I wanted to translate something but had nothing to offer. But then, he uttered some straightforward Spanish. It was a word I understood, “Vamanos.”
Both of our guides motioned us to the door and said we should move quickly. Still not exactly sure what was going on, we began to follow Juan as he backtracked his way toward the entrance. The smell and confusion seemed to be growing all the time. Near the bottom of the ladder, the purple coat sat on the ground and in flames. Thankfully, the miner was not attached. Our two other group members were semi-controlling their hysteria as we crossed over the hole and picked our way down through the boulders. But when the dynamite explosions started going off behind us, they simply began screaming.

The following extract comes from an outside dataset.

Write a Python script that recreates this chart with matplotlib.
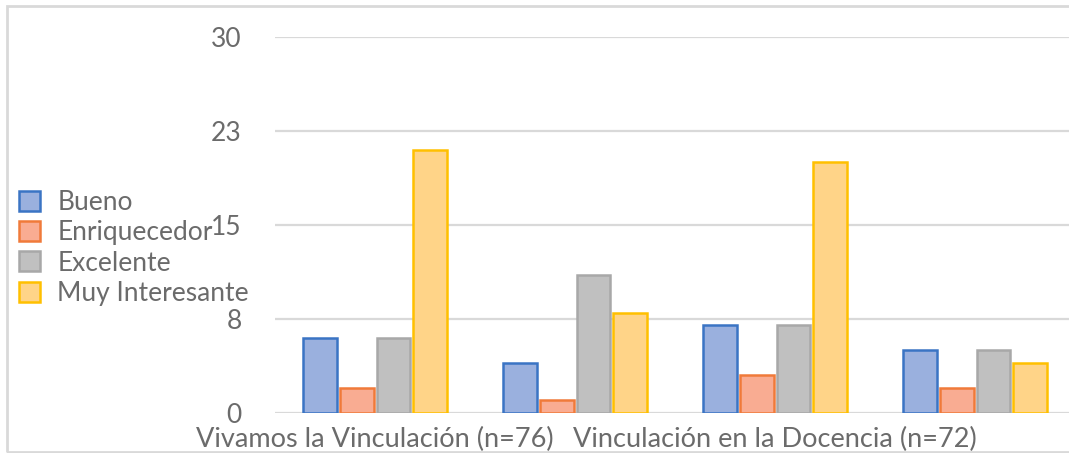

I was wondering if it was the lunch hour but didn’t have time to look at my watch as Juan kept imploring us to hurry. We crossed the second hole way faster than we had on the way in. We managed to enter the homestretch ahead of the dust cloud, which was also headed for the exit. Our cohorts continued screaming and babbling. Once back out into the daylight, they began to get their breathing under control. They were soon walking down to the parking area to their waiting shuttle. We all had little to say to each other besides good-bye. From their body language, I could tell they were simply ready to get back to their hotel.
Juan didn’t talk about whatever it was that happened in the mine while driving us back to the hotel. But he did invite us to a lama feast that some friends were having later that day. He had a plan– we could go back to the hotel, clean-up, and he would pick us up at 6:00 and get us back by 9:00. We thanked him but declined. Part of me wanted to know what lama tasted like, but another just needed some time to absorb the current set of events. At that moment, I learned the value of letting things soak-in for a while before reacting.